- [Work required]: Without altering anything, output the material below.

- [Raw data]:

------------------------------------------------------------

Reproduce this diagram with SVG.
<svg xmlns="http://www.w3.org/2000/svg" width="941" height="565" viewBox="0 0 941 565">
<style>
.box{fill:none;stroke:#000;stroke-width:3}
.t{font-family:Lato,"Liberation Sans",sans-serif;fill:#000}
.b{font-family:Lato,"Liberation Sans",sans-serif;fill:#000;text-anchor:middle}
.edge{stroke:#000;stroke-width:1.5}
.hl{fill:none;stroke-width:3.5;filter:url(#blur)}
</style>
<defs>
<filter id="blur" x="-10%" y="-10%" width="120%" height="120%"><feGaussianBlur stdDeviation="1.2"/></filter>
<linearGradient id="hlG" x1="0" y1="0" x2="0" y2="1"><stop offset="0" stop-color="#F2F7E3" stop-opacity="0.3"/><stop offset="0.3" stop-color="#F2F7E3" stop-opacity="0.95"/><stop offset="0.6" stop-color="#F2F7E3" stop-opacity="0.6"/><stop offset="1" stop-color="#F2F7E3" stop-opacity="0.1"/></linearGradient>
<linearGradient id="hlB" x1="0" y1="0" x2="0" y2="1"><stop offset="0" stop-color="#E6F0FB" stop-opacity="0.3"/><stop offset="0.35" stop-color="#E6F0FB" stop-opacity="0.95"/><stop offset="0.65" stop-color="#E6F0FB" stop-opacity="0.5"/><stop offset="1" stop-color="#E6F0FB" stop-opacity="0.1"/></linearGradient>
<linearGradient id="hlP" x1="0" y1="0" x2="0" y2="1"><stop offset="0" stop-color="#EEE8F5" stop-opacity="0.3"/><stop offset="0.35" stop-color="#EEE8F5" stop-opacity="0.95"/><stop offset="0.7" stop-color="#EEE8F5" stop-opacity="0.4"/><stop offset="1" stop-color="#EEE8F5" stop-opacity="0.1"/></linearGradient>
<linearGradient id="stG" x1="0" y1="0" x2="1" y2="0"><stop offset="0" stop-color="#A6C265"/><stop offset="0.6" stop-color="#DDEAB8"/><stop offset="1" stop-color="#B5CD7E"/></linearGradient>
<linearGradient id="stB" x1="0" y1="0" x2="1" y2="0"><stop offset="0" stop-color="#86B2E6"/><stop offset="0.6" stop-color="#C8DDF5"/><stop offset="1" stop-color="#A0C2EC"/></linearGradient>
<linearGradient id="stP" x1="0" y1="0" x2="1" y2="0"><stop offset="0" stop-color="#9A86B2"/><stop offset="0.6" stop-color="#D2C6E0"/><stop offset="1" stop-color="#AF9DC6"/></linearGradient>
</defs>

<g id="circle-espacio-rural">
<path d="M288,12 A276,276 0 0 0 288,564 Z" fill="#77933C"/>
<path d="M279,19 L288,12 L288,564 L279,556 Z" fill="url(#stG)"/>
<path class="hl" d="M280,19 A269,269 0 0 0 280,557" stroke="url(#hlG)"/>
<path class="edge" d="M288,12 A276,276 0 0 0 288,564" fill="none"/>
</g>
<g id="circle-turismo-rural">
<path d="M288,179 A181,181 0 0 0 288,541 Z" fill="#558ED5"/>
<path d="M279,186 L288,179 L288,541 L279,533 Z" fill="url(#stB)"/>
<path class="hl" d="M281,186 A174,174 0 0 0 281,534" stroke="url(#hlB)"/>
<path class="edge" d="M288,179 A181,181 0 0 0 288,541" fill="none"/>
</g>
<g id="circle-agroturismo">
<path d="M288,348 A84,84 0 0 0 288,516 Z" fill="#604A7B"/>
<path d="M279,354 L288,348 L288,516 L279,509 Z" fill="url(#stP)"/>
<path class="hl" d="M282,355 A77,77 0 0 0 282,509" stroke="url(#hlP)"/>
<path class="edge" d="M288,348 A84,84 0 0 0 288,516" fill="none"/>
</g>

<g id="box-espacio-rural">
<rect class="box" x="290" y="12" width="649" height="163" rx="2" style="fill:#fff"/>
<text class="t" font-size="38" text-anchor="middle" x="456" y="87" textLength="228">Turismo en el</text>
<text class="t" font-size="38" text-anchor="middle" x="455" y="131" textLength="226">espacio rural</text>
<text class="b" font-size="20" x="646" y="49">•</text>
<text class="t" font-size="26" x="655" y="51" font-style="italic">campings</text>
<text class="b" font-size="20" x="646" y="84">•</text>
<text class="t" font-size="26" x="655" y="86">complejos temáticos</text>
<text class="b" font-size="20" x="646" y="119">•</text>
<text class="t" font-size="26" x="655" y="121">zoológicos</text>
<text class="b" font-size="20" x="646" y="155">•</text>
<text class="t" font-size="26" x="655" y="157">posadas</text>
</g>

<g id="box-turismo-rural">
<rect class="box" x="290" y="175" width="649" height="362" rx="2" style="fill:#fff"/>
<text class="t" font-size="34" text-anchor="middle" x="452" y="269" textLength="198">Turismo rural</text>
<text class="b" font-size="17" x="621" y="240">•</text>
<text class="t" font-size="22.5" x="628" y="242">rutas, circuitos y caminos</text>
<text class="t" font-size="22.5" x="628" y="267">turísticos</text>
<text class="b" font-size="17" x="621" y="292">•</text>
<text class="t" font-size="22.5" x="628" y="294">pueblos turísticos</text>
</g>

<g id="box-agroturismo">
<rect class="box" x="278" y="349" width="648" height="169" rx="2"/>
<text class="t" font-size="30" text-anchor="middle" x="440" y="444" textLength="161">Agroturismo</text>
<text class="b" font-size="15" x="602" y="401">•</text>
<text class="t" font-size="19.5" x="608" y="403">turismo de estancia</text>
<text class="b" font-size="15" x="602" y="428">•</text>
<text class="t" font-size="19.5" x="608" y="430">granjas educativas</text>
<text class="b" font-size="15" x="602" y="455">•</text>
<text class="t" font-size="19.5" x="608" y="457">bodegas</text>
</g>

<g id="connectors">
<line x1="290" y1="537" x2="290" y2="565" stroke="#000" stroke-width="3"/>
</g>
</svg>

------------------------------------------------------------

- [Task response]:
Reproduce this diagram with SVG.
<svg xmlns="http://www.w3.org/2000/svg" width="941" height="565" viewBox="0 0 941 565">
<style>
.box{fill:none;stroke:#000;stroke-width:3}
.t{font-family:Lato,"Liberation Sans",sans-serif;fill:#000}
.b{font-family:Lato,"Liberation Sans",sans-serif;fill:#000;text-anchor:middle}
.edge{stroke:#000;stroke-width:1.5}
.hl{fill:none;stroke-width:3.5;filter:url(#blur)}
</style>
<defs>
<filter id="blur" x="-10%" y="-10%" width="120%" height="120%"><feGaussianBlur stdDeviation="1.2"/></filter>
<linearGradient id="hlG" x1="0" y1="0" x2="0" y2="1"><stop offset="0" stop-color="#F2F7E3" stop-opacity="0.3"/><stop offset="0.3" stop-color="#F2F7E3" stop-opacity="0.95"/><stop offset="0.6" stop-color="#F2F7E3" stop-opacity="0.6"/><stop offset="1" stop-color="#F2F7E3" stop-opacity="0.1"/></linearGradient>
<linearGradient id="hlB" x1="0" y1="0" x2="0" y2="1"><stop offset="0" stop-color="#E6F0FB" stop-opacity="0.3"/><stop offset="0.35" stop-color="#E6F0FB" stop-opacity="0.95"/><stop offset="0.65" stop-color="#E6F0FB" stop-opacity="0.5"/><stop offset="1" stop-color="#E6F0FB" stop-opacity="0.1"/></linearGradient>
<linearGradient id="hlP" x1="0" y1="0" x2="0" y2="1"><stop offset="0" stop-color="#EEE8F5" stop-opacity="0.3"/><stop offset="0.35" stop-color="#EEE8F5" stop-opacity="0.95"/><stop offset="0.7" stop-color="#EEE8F5" stop-opacity="0.4"/><stop offset="1" stop-color="#EEE8F5" stop-opacity="0.1"/></linearGradient>
<linearGradient id="stG" x1="0" y1="0" x2="1" y2="0"><stop offset="0" stop-color="#A6C265"/><stop offset="0.6" stop-color="#DDEAB8"/><stop offset="1" stop-color="#B5CD7E"/></linearGradient>
<linearGradient id="stB" x1="0" y1="0" x2="1" y2="0"><stop offset="0" stop-color="#86B2E6"/><stop offset="0.6" stop-color="#C8DDF5"/><stop offset="1" stop-color="#A0C2EC"/></linearGradient>
<linearGradient id="stP" x1="0" y1="0" x2="1" y2="0"><stop offset="0" stop-color="#9A86B2"/><stop offset="0.6" stop-color="#D2C6E0"/><stop offset="1" stop-color="#AF9DC6"/></linearGradient>
</defs>

<g id="circle-espacio-rural">
<path d="M288,12 A276,276 0 0 0 288,564 Z" fill="#77933C"/>
<path d="M279,19 L288,12 L288,564 L279,556 Z" fill="url(#stG)"/>
<path class="hl" d="M280,19 A269,269 0 0 0 280,557" stroke="url(#hlG)"/>
<path class="edge" d="M288,12 A276,276 0 0 0 288,564" fill="none"/>
</g>
<g id="circle-turismo-rural">
<path d="M288,179 A181,181 0 0 0 288,541 Z" fill="#558ED5"/>
<path d="M279,186 L288,179 L288,541 L279,533 Z" fill="url(#stB)"/>
<path class="hl" d="M281,186 A174,174 0 0 0 281,534" stroke="url(#hlB)"/>
<path class="edge" d="M288,179 A181,181 0 0 0 288,541" fill="none"/>
</g>
<g id="circle-agroturismo">
<path d="M288,348 A84,84 0 0 0 288,516 Z" fill="#604A7B"/>
<path d="M279,354 L288,348 L288,516 L279,509 Z" fill="url(#stP)"/>
<path class="hl" d="M282,355 A77,77 0 0 0 282,509" stroke="url(#hlP)"/>
<path class="edge" d="M288,348 A84,84 0 0 0 288,516" fill="none"/>
</g>

<g id="box-espacio-rural">
<rect class="box" x="290" y="12" width="649" height="163" rx="2" style="fill:#fff"/>
<text class="t" font-size="38" text-anchor="middle" x="456" y="87" textLength="228">Turismo en el</text>
<text class="t" font-size="38" text-anchor="middle" x="455" y="131" textLength="226">espacio rural</text>
<text class="b" font-size="20" x="646" y="49">•</text>
<text class="t" font-size="26" x="655" y="51" font-style="italic">campings</text>
<text class="b" font-size="20" x="646" y="84">•</text>
<text class="t" font-size="26" x="655" y="86">complejos temáticos</text>
<text class="b" font-size="20" x="646" y="119">•</text>
<text class="t" font-size="26" x="655" y="121">zoológicos</text>
<text class="b" font-size="20" x="646" y="155">•</text>
<text class="t" font-size="26" x="655" y="157">posadas</text>
</g>

<g id="box-turismo-rural">
<rect class="box" x="290" y="175" width="649" height="362" rx="2" style="fill:#fff"/>
<text class="t" font-size="34" text-anchor="middle" x="452" y="269" textLength="198">Turismo rural</text>
<text class="b" font-size="17" x="621" y="240">•</text>
<text class="t" font-size="22.5" x="628" y="242">rutas, circuitos y caminos</text>
<text class="t" font-size="22.5" x="628" y="267">turísticos</text>
<text class="b" font-size="17" x="621" y="292">•</text>
<text class="t" font-size="22.5" x="628" y="294">pueblos turísticos</text>
</g>

<g id="box-agroturismo">
<rect class="box" x="278" y="349" width="648" height="169" rx="2"/>
<text class="t" font-size="30" text-anchor="middle" x="440" y="444" textLength="161">Agroturismo</text>
<text class="b" font-size="15" x="602" y="401">•</text>
<text class="t" font-size="19.5" x="608" y="403">turismo de estancia</text>
<text class="b" font-size="15" x="602" y="428">•</text>
<text class="t" font-size="19.5" x="608" y="430">granjas educativas</text>
<text class="b" font-size="15" x="602" y="455">•</text>
<text class="t" font-size="19.5" x="608" y="457">bodegas</text>
</g>

<g id="connectors">
<line x1="290" y1="537" x2="290" y2="565" stroke="#000" stroke-width="3"/>
</g>
</svg>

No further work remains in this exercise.